Now that you know all about the benefits improved balance can add to your life; it’s time to decide how to build your balance. There are plenty of options, and as always, the right choice is the one that fits best into your life.

  • Static Balance Exercises

    Static balance exercises can be a great choice for seniors who have limited mobility, or who are at risk of injury. The name comes from the fact that they don’t require any movement at all, keeping your body in a fixed position as you train your balance. While it might sound easy, you’ll be surprised by the challenge once you get started!

    The most basic static balance exercise is standing on one foot. Try it for ten seconds, then thirty, then a full minute. If you want a real challenge, you can even try it with your eyes closed.

    This trains your proprioception, giving your body a better sense of where it sits in space. and it strengthens the muscles in your legs, joints, and core, giving you a more stable stance. Finally, it improves your reaction time when you catch your fall with your other foot.

    To jumpstart your balance training,  try the above exercise on our foam balance pad.

  • Dynamic Balance Exercises

    Dynamic balance exercises are more similar to other exercises like running and weightlifting. Here, you move your body to work the muscles in your legs, hips, and joints, to gradually improve your balance. For best results, keep in mind that good balance requires many different muscles all working together. So it makes sense that you’ll need to try a broad range of exercises for a comprehensive workout.

    Focus on exercises that target your calves, quads, hamstrings, and abdominals. There’s a great variety of different exercises you can try, so experiment and see which works best for you. If you’re looking for a few to get started, try these:

    1. Step-ups
    2. Marching
    3. Side-steps

    If you’re looking for a way to get your muscles moving, but can’t stand for long periods, a pedal exerciser can let you work your leg muscles while sitting down.

  • Yoga

    Yoga is a popular form of low-impact exercise that combines static and dynamic exercises for a comprehensive workout. It’s the perfect option for balance training, while also improving strength and flexibility. Plus, it’s something you can try in a class in your local community or the comfort of your own home.

    Don’t forget to tailor your yoga workout to your personal fitness goals.

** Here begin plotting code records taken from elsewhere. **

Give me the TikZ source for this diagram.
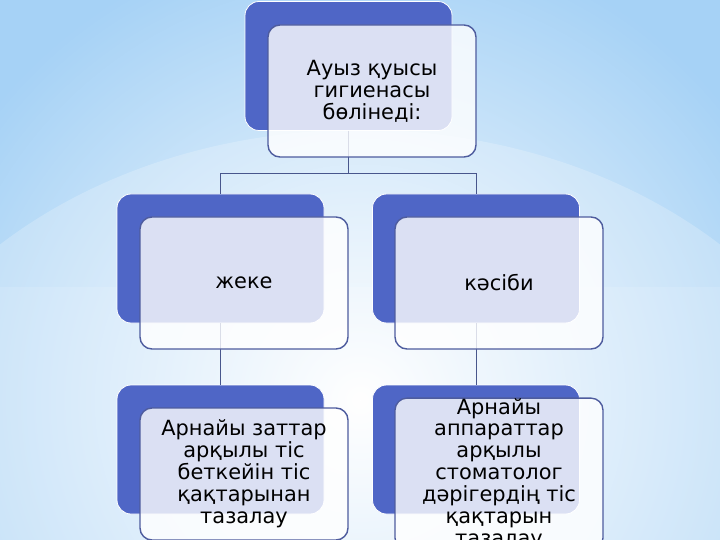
\documentclass[tikz,border=0pt]{standalone}
\usepackage{fontspec}
\setmainfont{DejaVu Sans}
\usetikzlibrary{fadings}
\definecolor{bgblue}{RGB}{166,210,246}
\definecolor{tierblue}{RGB}{79,102,198}
\definecolor{rimblue}{RGB}{78,92,158}
\definecolor{linkgray}{RGB}{72,86,140}
\tikzfading[name=glowfade, inner color=transparent!0, outer color=transparent!100]
\newcommand{\tierback}[2]{\node[backbox] at (#1) (#2) {}}
\newcommand{\tierfront}[3]{\node[frontbox] at (#1) (#2) {#3}}

\begin{document}
\begin{tikzpicture}[x=1bp,y=-1bp,
		backbox/.style={rectangle,rounded corners=14bp,fill=tierblue,draw=white,line width=0.8bp,minimum width=207bp,minimum height=129bp,inner sep=0pt},
		frontbox/.style={rectangle,rounded corners=12bp,fill=white,fill opacity=0.8,text opacity=1,draw=rimblue,line width=1.4bp,minimum width=208bp,minimum height=132bp,inner sep=0pt,align=center,font=\fontsize{21}{22}\selectfont},
		link/.style={draw=linkgray,line width=0.9bp}]
				\useasboundingbox (0,0) rectangle (720,540);
				\begin{scope}
				\clip (0,0) rectangle (720,540);
				\fill[bgblue] (0,0) rectangle (720,540);
				\fill[white,opacity=0.12] (0,287) rectangle (720,540);
				\fill[white,opacity=0.22] (360,530) ellipse (514 and 400);
				\fill[white,path fading=glowfade] (360,400) circle (470);
				\end{scope}
				
				\tierback{348.5,66}{topb};
				\tierback{220.5,258.5}{jekeb};
				\tierback{476,258.5}{kasibib};
				\tierback{220.5,449.5}{jekesubb};
				\tierback{476,449.5}{kasibisubb};
				
				\coordinate (fork) at (348.5,173);
				\draw[link] (topb.south) -- (fork) -| (jekeb.north);
				\draw[link] (fork) -| (kasibib.north);
				\draw[link] (jekeb.south) -- (jekesubb.north);
				\draw[link] (kasibib.south) -- (kasibisubb.north);
				
				\tierfront{372,91}{top}{Ауыз қуысы\\гигиенасы\\бөлінеді:};
				\tierfront{244,283}{jeke}{жеке};
				\tierfront{499,283}{kasibi}{кәсіби};
				\tierfront{244,474}{jekesub}{Арнайы заттар\\арқылы тіс\\беткейін тіс\\қақтарынан\\тазалау};
				\tierfront{499,474}{kasibisub}{Арнайы\\аппараттар\\арқылы\\стоматолог\\дәрігердің тіс\\қақтарын\\тазалау};
				
\end{tikzpicture}
\end{document}
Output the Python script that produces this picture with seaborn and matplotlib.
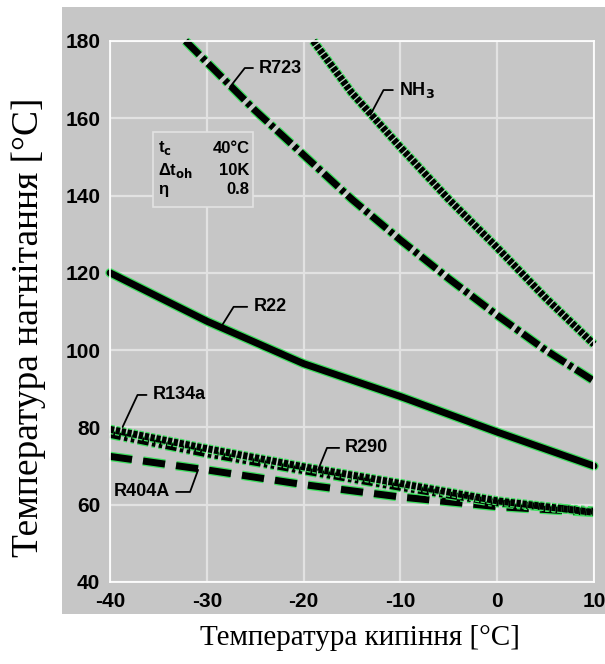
import matplotlib
matplotlib.use("Agg")
import matplotlib.pyplot as plt
import matplotlib.patheffects as pe
from matplotlib.patches import Rectangle
import seaborn as sns

# дані
r723_t = [-32.2, -30, -25, -20, -15, -10, -5, 0, 5, 10]
r723_v = [180, 174.5, 162, 150.5, 139, 128.5, 118.5, 109, 100, 92]

nh3_t = [-19, -15, -10, -5, 0, 5, 10]
nh3_v = [180, 166.5, 152.5, 139, 126.5, 113.5, 101.5]

t_kip = [-40, -30, -20, -10, 0, 10]
r22_v = [120, 107.5, 96.5, 88, 78.8, 70]
r134a_v = [79.5, 74.5, 69.8, 65.5, 61, 58]
r290_v = [78.2, 73.2, 68.8, 64.5, 60.5, 58.3]
r404a_v = [72.5, 69, 65.2, 62, 59.5, 58]

x_ticks = [-40, -30, -20, -10, 0, 10]
y_ticks = [40, 60, 80, 100, 120, 140, 160, 180]

gray = "#c6c6c6"
sns.set_theme(style="darkgrid", rc={"axes.facecolor": gray, "grid.color": "#e2e2e2",
                                    "grid.linewidth": 1.6, "text.color": "black",
                                    "axes.labelcolor": "black", "xtick.color": "black",
                                    "ytick.color": "black", "axes.unicode_minus": False})
plt.rcParams["font.family"] = ["Liberation Sans", "DejaVu Sans"]

fig = plt.figure(figsize=(6.05, 6.64), dpi=100)
fig.patches.append(Rectangle((0.1025, 0.0753), 0.8975, 0.9142, transform=fig.transFigure,
                             facecolor=gray, edgecolor="none", zorder=-10))
ax = fig.add_axes([0.1818, 0.1235, 0.8, 0.8148])

series = [
    (r723_t, r723_v, (2.8, 0.6, 0.6, 0.6)),
    (nh3_t, nh3_v, (0.6, 0.2)),
    (t_kip, r22_v, None),
    (t_kip, r404a_v, (3.2, 1.6)),
    (t_kip, r290_v, (1.6, 0.5, 0.5, 0.5, 0.5, 0.5)),
    (t_kip, r134a_v, (0.6, 0.25)),
]
lw = 5
for xs, ys, dash in series:
    sns.lineplot(x=xs, y=ys, ax=ax, color="black", lw=lw)
    line = ax.lines[-1]
    if dash is not None:
        line.set_dashes(dash)
    line.set_clip_on(False)
    line.set_path_effects([pe.Stroke(linewidth=lw + 1.8, foreground="#3fe060"), pe.Normal()])

ax.set_xlim(-40, 10)
ax.set_ylim(40, 180)
ax.set_xticks(x_ticks)
ax.set_yticks(y_ticks)
ax.tick_params(axis="both", length=0, pad=7, labelsize=15)
for lab in ax.get_xticklabels() + ax.get_yticklabels():
    lab.set_fontweight("bold")

# підписи кривих з виносками
labels = [
    ("R723", (-27.6, 168.1), (-24.6, 173.0), 52, "left"),
    (r"NH$_\mathbf{3}$", (-13.1, 160.9), (-10.15, 167.3), 62, "left"),
    ("R22", (-28.6, 105.7), (-25.2, 111.2), 58, "left"),
    ("R134a", (-38.7, 80.1), (-35.6, 88.4), 65, "left"),
    ("R290", (-18.5, 69.0), (-15.7, 74.7), 68, "left"),
    ("R404A", (-30.9, 69.0), (-33.8, 63.3), 70, "right"),
]
for txt, xy, xyt, ang, ha in labels:
    ax.annotate(txt, xy=xy, xytext=xyt, ha=ha, va="center", fontsize=13, fontweight="bold",
                arrowprops=dict(arrowstyle="-", color="black", lw=1.3, shrinkA=2, shrinkB=0,
                                relpos=(0 if ha == "left" else 1, 0.5),
                                connectionstyle=f"angle,angleA=0,angleB={ang},rad=0"))

# рамка з умовами
ax.add_patch(Rectangle((-35.56, 137.05), 10.33, 19.45, facecolor=gray, edgecolor="#e2e2e2",
                       lw=1.2, zorder=3))
rows = [(r"t$_\mathbf{c}$", "40°C"), (r"Δt$_\mathbf{oh}$", "10K"), ("η", "0.8")]
for (name, val), yy in zip(rows, [152.3, 146.6, 141.5]):
    ax.text(-35.0, yy, name, ha="left", va="center", fontsize=12, fontweight="bold", zorder=4)
    ax.text(-25.6, yy, val, ha="right", va="center", fontsize=12, fontweight="bold", zorder=4)

ax.set_xlabel("Температура кипіння [°C]", fontfamily="Liberation Serif", fontsize=21)
ax.set_ylabel("Температура нагнітання [°C]", fontfamily="Liberation Serif", fontsize=27)
ax.xaxis.set_label_coords(0.516, -0.08)
ax.yaxis.set_label_coords(-0.132, 0.47)

fig.savefig("out.png", dpi=100)
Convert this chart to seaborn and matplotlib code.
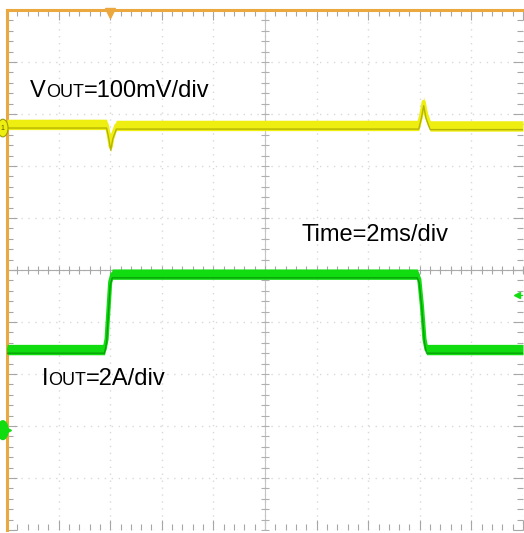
"""
Scope capture: load-step transient (VOUT / IOUT), redrawn with seaborn.
"""

import numpy as np
import pandas as pd
import matplotlib
matplotlib.use("Agg")
import matplotlib.pyplot as plt
from matplotlib.patches import Ellipse
from matplotlib.ticker import MultipleLocator
import seaborn as sns

# ── Captured waveforms (time in ms, 2 ms/div) ────────────────────────────────
vout_t  = [-10.0, -6.14, -6.06, -5.98, -5.90, -5.76, 5.96, 6.07, 6.15, 6.24, 6.40, 10.0]
vout_mv = [7, 7, -12, -36, -14, 5, 5, 28, 50, 26, 4, 4]

iout_t = [-10.0, -6.22, -6.14, -6.00, -5.92, 5.90, 5.98, 6.08, 6.18, 6.26, 10.0]
iout_a = [3.1, 3.1, 3.5, 5.7, 6.0, 6.0, 5.8, 4.8, 3.5, 3.1, 3.1]

# ── Scope settings ────────────────────────────────────────────────────────────
VOUT_SCALE = 100.0   # mV/div
IOUT_SCALE = 2.0     # A/div
VOUT_POS   = 2.73    # ch1 ground marker (div)
IOUT_POS   = -3.08   # ch2 ground marker (div)
TRIG_T     = -6.0    # trigger position (ms)
TRIG_LEVEL = 5.2     # trigger level (A)

labels = {
    "vout": [("V", 17), ("OUT", 13), ("=100mV/div", 17)],
    "time": [("Time=2ms/div", 17)],
    "iout": [("I", 17), ("OUT", 13), ("=2A/div", 17)],
}

YELLOW, OLIVE = "#eeee10", "#9c9c00"
GREEN, DKGREEN = "#10dc10", "#078a07"
ORANGE = "#eba83e"
GRID = "#d9d9d9"
FONT = ["Liberation Sans", "DejaVu Sans"]

vdf = pd.DataFrame({"t": vout_t, "val": vout_mv})
vdf["div"] = VOUT_POS + vdf["val"] / VOUT_SCALE
idf = pd.DataFrame({"t": iout_t, "val": iout_a})
idf["div"] = IOUT_POS + idf["val"] / IOUT_SCALE

sns.set_style("white")
plt.rcParams["font.family"] = FONT

fig = plt.figure(figsize=(5.24, 5.33), dpi=100)
ax = fig.add_axes([7 / 524, 3 / 533, 516 / 524, 520 / 533])
ax.set_xlim(-10, 10)
ax.set_ylim(-5, 5)

# ── Graticule ─────────────────────────────────────────────────────────────────
ax.set_xticks(np.arange(-10, 11, 2))
ax.set_yticks(np.arange(-5, 6, 1))
ax.xaxis.set_minor_locator(MultipleLocator(0.4))
ax.yaxis.set_minor_locator(MultipleLocator(0.2))
ax.grid(which="major", color=GRID, linestyle=(0, (1, 4)), lw=1.0, zorder=0)
ax.tick_params(which="both", direction="in", top=True, right=True,
               bottom=True, left=True, labelbottom=False, labelleft=False,
               color="#a6a6a6", width=0.8)
ax.tick_params(which="major", length=7)
ax.tick_params(which="minor", length=4)
for side in ("right", "bottom"):
    ax.spines[side].set_visible(False)
for side in ("left", "top"):
    ax.spines[side].set_color(ORANGE)
    ax.spines[side].set_linewidth(2.2)

ax.axhline(0, color="#ababab", lw=0.8, zorder=1)
ax.axvline(0, color="#c4c4c4", lw=0.8, zorder=1)
tx = np.arange(-10, 10.01, 0.4)
ax.plot(tx, np.zeros_like(tx), ls="none", marker="|", ms=6, mew=0.8,
        color="#a6a6a6", zorder=1)
ty = np.arange(-5, 5.01, 0.2)
ax.plot(np.zeros_like(ty), ty, ls="none", marker="_", ms=6, mew=0.8,
        color="#b0b0b0", zorder=1)

# ── Traces ────────────────────────────────────────────────────────────────────
for df, light, dark in ((vdf, YELLOW, OLIVE), (idf, GREEN, DKGREEN)):
    ax.fill_between(df["t"], df["div"] - 0.10, df["div"] + 0.10,
                    color=light, lw=0, zorder=3)
    sns.lineplot(data=df, x="t", y="div", color=light, lw=3,
                 sort=False, estimator=None, ax=ax, zorder=3)
    low = df.assign(div=df["div"] - 0.07)
    sns.lineplot(data=low, x="t", y="div", color=dark, lw=1.0, alpha=0.7,
                 sort=False, estimator=None, ax=ax, zorder=4)
ax.set_xlabel("")
ax.set_ylabel("")

# ── Channel / trigger markers ────────────────────────────────────────────────
ax.add_patch(Ellipse((-10.16, VOUT_POS), 0.40, 0.34, color=YELLOW, ec=OLIVE,
                     lw=0.8, clip_on=False, zorder=6))
ax.text(-10.16, VOUT_POS, "1", fontsize=5, ha="center", va="center",
        color="#555500", clip_on=False, zorder=7)
ax.add_patch(Ellipse((-10.16, IOUT_POS), 0.40, 0.36, color=GREEN,
                     clip_on=False, zorder=6))
ax.plot(-9.98, IOUT_POS, marker=">", ms=4, color=GREEN, clip_on=False, zorder=6)
ax.plot(TRIG_T, 4.94, marker="v", ms=7, color=ORANGE, clip_on=False, zorder=6)
trig_div = IOUT_POS + TRIG_LEVEL / IOUT_SCALE
ax.plot(9.78, trig_div, marker="<", ms=4, color=GREEN, zorder=6)
ax.plot([9.78, 9.95], [trig_div, trig_div], color=GREEN, lw=1, zorder=6)

# ── Annotations (small-caps subscripts drawn piece by piece) ─────────────────
renderer = fig.canvas.get_renderer()


def put_label(x, y, parts):
    for s, size in parts:
        t = ax.text(x, y, s, fontsize=size, ha="left", va="baseline",
                    color="black", zorder=8)
        bb = t.get_window_extent(renderer=renderer)
        x = ax.transData.inverted().transform((bb.x1, bb.y0))[0]


put_label(-9.10, 3.33, labels["vout"])
put_label(1.40, 0.56, labels["time"])
put_label(-8.66, -2.21, labels["iout"])

fig.savefig("out.png", dpi=100)
plt.close(fig)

Get started on your yoga journey with our complete guide to yoga for seniors.

Putting Balance at the Core of Your Fitness Plan

It’s important to remember that your regular exercise routine should be varied enough to support your overall fitness. Alongside cardio and muscle-building workouts, improving your balance can have a huge impact on your safety, mobility, and independence. Perhaps more than any age group, seniors can fully enjoy the benefits of better balance.